▸ **Aim of the task**: Start at the line where "Clone this chart in matplotlib." appears and end at the line where "xytext=(4.36, 2857), arrowprops=arrow)" appears; repeat those lines exactly, both ends included, leaving pictures behind.

(Charts and diagrams as code)
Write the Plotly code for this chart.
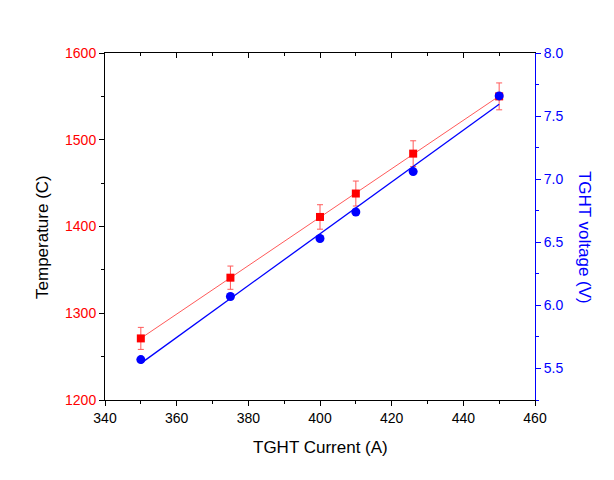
import numpy as np
import plotly.graph_objects as go

current = [350, 375, 400, 410, 426, 450]
temperature = [1271, 1341, 1411, 1438, 1484, 1550]
temp_err = [12.7, 13.4, 14.1, 14.4, 14.8, 15.5]
voltage = [5.57, 6.07, 6.53, 6.74, 7.06, 7.66]

x_ticks = [340, 360, 380, 400, 420, 440, 460]
t_ticks = [1200, 1300, 1400, 1500, 1600]
v_ticks = [5.5, 6.0, 6.5, 7.0, 7.5, 8.0]

RED = "#ff0000"
BLUE = "#0000ff"
FONT = "Arial, Liberation Sans, sans-serif"

xs = np.array(current, dtype=float)
fx = [xs.min(), xs.max()]
pt = np.polyfit(xs, temperature, 1)
pv = np.polyfit(xs, voltage, 1)

fig = go.Figure()
fig.add_trace(go.Scatter(x=fx, y=np.polyval(pt, fx), mode="lines",
                         line=dict(color="#ff5a5a", width=1), showlegend=False,
                         xaxis="x", yaxis="y"))
fig.add_trace(go.Scatter(x=current, y=temperature, mode="markers",
                         marker=dict(symbol="square", size=8, color=RED),
                         error_y=dict(type="data", array=temp_err, color="#ff5a5a",
                                      thickness=1, width=3),
                         showlegend=False, xaxis="x", yaxis="y"))
fig.add_trace(go.Scatter(x=fx, y=np.polyval(pv, fx), mode="lines",
                         line=dict(color=BLUE, width=1.3), showlegend=False,
                         xaxis="x", yaxis="y2"))
fig.add_trace(go.Scatter(x=current, y=voltage, mode="markers",
                         marker=dict(symbol="circle", size=9, color=BLUE),
                         showlegend=False, xaxis="x", yaxis="y2"))
# invisible trace to anchor the top mirror axis
fig.add_trace(go.Scatter(x=[current[0]], y=[temperature[0]], mode="markers",
                         marker=dict(opacity=0), showlegend=False, hoverinfo="skip",
                         xaxis="x2", yaxis="y"))

fig.update_layout(
    width=614, height=480,
    margin=dict(l=105, r=79, t=53, b=80),
    paper_bgcolor="white", plot_bgcolor="white",
    font=dict(family=FONT, size=14, color="black"),
    xaxis=dict(range=[340, 460], tickvals=x_ticks, ticks="outside", ticklen=5,
               tickcolor="black", showline=True, linecolor="black", linewidth=1,
               showgrid=False, zeroline=False,
               tickfont=dict(size=14, color="black"),
               minor=dict(dtick=10, ticks="outside", ticklen=3, tickcolor="black")),
    xaxis2=dict(range=[340, 460], overlaying="x", side="top", tickvals=x_ticks,
                ticks="inside", ticklen=5, tickcolor="black", showticklabels=False,
                showline=True, linecolor="black", linewidth=1, showgrid=False,
                zeroline=False,
                minor=dict(dtick=10, ticks="inside", ticklen=3, tickcolor="black")),
    yaxis=dict(range=[1200, 1600], tickvals=t_ticks, ticks="outside", ticklen=5,
               tickcolor="black", showline=True, linecolor="black", linewidth=1,
               showgrid=False, zeroline=False,
               tickfont=dict(size=14, color=RED),
               minor=dict(dtick=50, ticks="outside", ticklen=3, tickcolor="black")),
    yaxis2=dict(range=[5.25, 8.0], overlaying="y", side="right", tickvals=v_ticks,
                tickformat=".1f", ticks="outside", ticklen=5, tickcolor=BLUE,
                showline=True, linecolor=BLUE, linewidth=1, showgrid=False,
                zeroline=False, tickfont=dict(size=14, color=BLUE),
                minor=dict(dtick=0.25, ticks="outside", ticklen=3, tickcolor=BLUE)),
    annotations=[
        dict(text="Temperature (C)", xref="paper", yref="paper", x=-0.144, y=0.47,
             textangle=-90, showarrow=False, font=dict(size=17, color="black"),
             xanchor="center", yanchor="middle"),
        dict(text="TGHT voltage (V)", xref="paper", yref="paper", x=1.114, y=0.47,
             textangle=90, showarrow=False, font=dict(size=17, color=BLUE),
             xanchor="center", yanchor="middle"),
        dict(text="TGHT Current (A)", xref="paper", yref="paper", x=0.5, y=-0.138,
             showarrow=False, font=dict(size=17, color="black"),
             xanchor="center", yanchor="middle"),
    ],
)

fig.write_html("out.html")
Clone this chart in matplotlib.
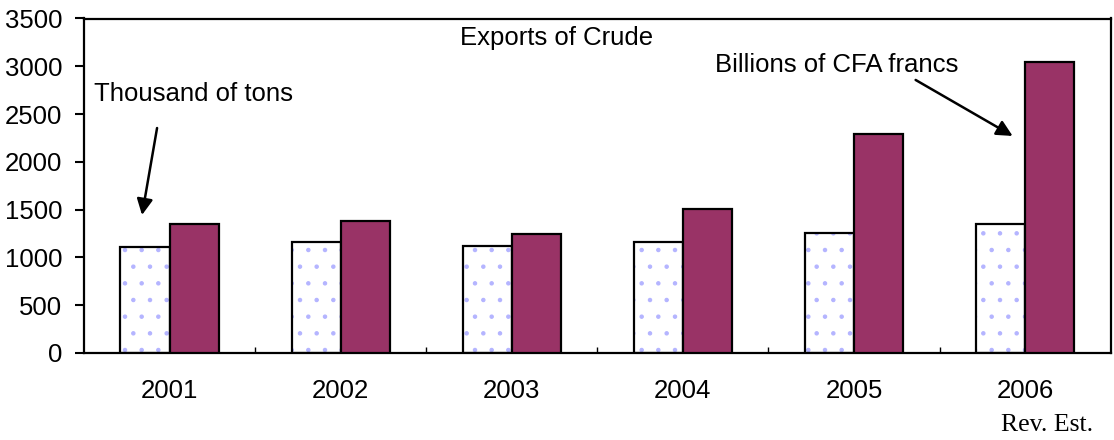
import matplotlib
matplotlib.use("Agg")
import matplotlib.pyplot as plt
import numpy as np

years = ["2001", "2002", "2003", "2004", "2005", "2006"]
thousand_tons = [1110, 1160, 1115, 1160, 1255, 1350]
billions_cfa = [1345, 1380, 1245, 1505, 2290, 3040]
yticks = [0, 500, 1000, 1500, 2000, 2500, 3000, 3500]

plt.rcParams['font.family'] = ['Liberation Sans', 'DejaVu Sans']
plt.rcParams['hatch.linewidth'] = 0.8

FS = 18.5

fig = plt.figure(figsize=(11.14, 4.40), dpi=100)
ax = fig.add_axes([84/1114, 1-353/440, (1110.7-84)/1114, (353-18.5)/440])

x = np.arange(len(years))
w = 0.287

# dotted white bars
ax.bar(x - w/2, thousand_tons, width=w, color='white', edgecolor='#b4b4ff',
       hatch='.', linewidth=0, zorder=2)
ax.bar(x - w/2, thousand_tons, width=w, fill=False, edgecolor='black',
       linewidth=1.6, zorder=3)
ax.bar(x + w/2, billions_cfa, width=w, color='#993366', edgecolor='black',
       linewidth=1.6, zorder=3)

ax.set_xlim(-0.5, len(years) - 0.5)
ax.set_ylim(0, 3500)
ax.set_yticks(yticks)
ax.set_yticklabels([str(v) for v in yticks], fontsize=FS)
ax.tick_params(axis='y', direction='out', length=6.5, width=1.5, pad=9)

ax.set_xticks(x)
ax.set_xticklabels(years, fontsize=FS)
ax.tick_params(axis='x', which='major', length=0, pad=19)
ax.set_xticks(np.arange(0.5, len(years) - 1, 1.0), minor=True)
ax.tick_params(axis='x', which='minor', direction='in', length=4, width=1.0)

for s in ax.spines.values():
    s.set_linewidth(1.6)
    s.set_color('black')

ax.text(2.26, 3296, "Exports of Crude", ha='center', va='center', fontsize=FS)
ax.text(-0.44, 2710, "Thousand of tons", ha='left', va='center', fontsize=FS)
ax.text(3.898, 3013, "Billions of CFA francs", ha='center', va='center', fontsize=FS)

arrow = dict(arrowstyle='-|>', color='black', lw=1.8, mutation_scale=24,
             shrinkA=0, shrinkB=0)
ax.annotate("", xy=(-0.161, 1444), xytext=(-0.073, 2354), arrowprops=arrow)
ax.annotate("", xy=(4.927, 2271), xytext=(4.36, 2857), arrowprops=arrow)

fig.text(0.94, 1-425/440, "Rev. Est.", ha='center', va='center', fontsize=FS,
         family=['Liberation Serif', 'DejaVu Serif'])

fig.savefig("out.png", dpi=100)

▸ **Answer to the problem**:
Clone this chart in matplotlib.
import matplotlib
matplotlib.use("Agg")
import matplotlib.pyplot as plt
import numpy as np

years = ["2001", "2002", "2003", "2004", "2005", "2006"]
thousand_tons = [1110, 1160, 1115, 1160, 1255, 1350]
billions_cfa = [1345, 1380, 1245, 1505, 2290, 3040]
yticks = [0, 500, 1000, 1500, 2000, 2500, 3000, 3500]

plt.rcParams['font.family'] = ['Liberation Sans', 'DejaVu Sans']
plt.rcParams['hatch.linewidth'] = 0.8

FS = 18.5

fig = plt.figure(figsize=(11.14, 4.40), dpi=100)
ax = fig.add_axes([84/1114, 1-353/440, (1110.7-84)/1114, (353-18.5)/440])

x = np.arange(len(years))
w = 0.287

# dotted white bars
ax.bar(x - w/2, thousand_tons, width=w, color='white', edgecolor='#b4b4ff',
       hatch='.', linewidth=0, zorder=2)
ax.bar(x - w/2, thousand_tons, width=w, fill=False, edgecolor='black',
       linewidth=1.6, zorder=3)
ax.bar(x + w/2, billions_cfa, width=w, color='#993366', edgecolor='black',
       linewidth=1.6, zorder=3)

ax.set_xlim(-0.5, len(years) - 0.5)
ax.set_ylim(0, 3500)
ax.set_yticks(yticks)
ax.set_yticklabels([str(v) for v in yticks], fontsize=FS)
ax.tick_params(axis='y', direction='out', length=6.5, width=1.5, pad=9)

ax.set_xticks(x)
ax.set_xticklabels(years, fontsize=FS)
ax.tick_params(axis='x', which='major', length=0, pad=19)
ax.set_xticks(np.arange(0.5, len(years) - 1, 1.0), minor=True)
ax.tick_params(axis='x', which='minor', direction='in', length=4, width=1.0)

for s in ax.spines.values():
    s.set_linewidth(1.6)
    s.set_color('black')

ax.text(2.26, 3296, "Exports of Crude", ha='center', va='center', fontsize=FS)
ax.text(-0.44, 2710, "Thousand of tons", ha='left', va='center', fontsize=FS)
ax.text(3.898, 3013, "Billions of CFA francs", ha='center', va='center', fontsize=FS)

arrow = dict(arrowstyle='-|>', color='black', lw=1.8, mutation_scale=24,
             shrinkA=0, shrinkB=0)
ax.annotate("", xy=(-0.161, 1444), xytext=(-0.073, 2354), arrowprops=arrow)
ax.annotate("", xy=(4.927, 2271), xytext=(4.36, 2857), arrowprops=arrow)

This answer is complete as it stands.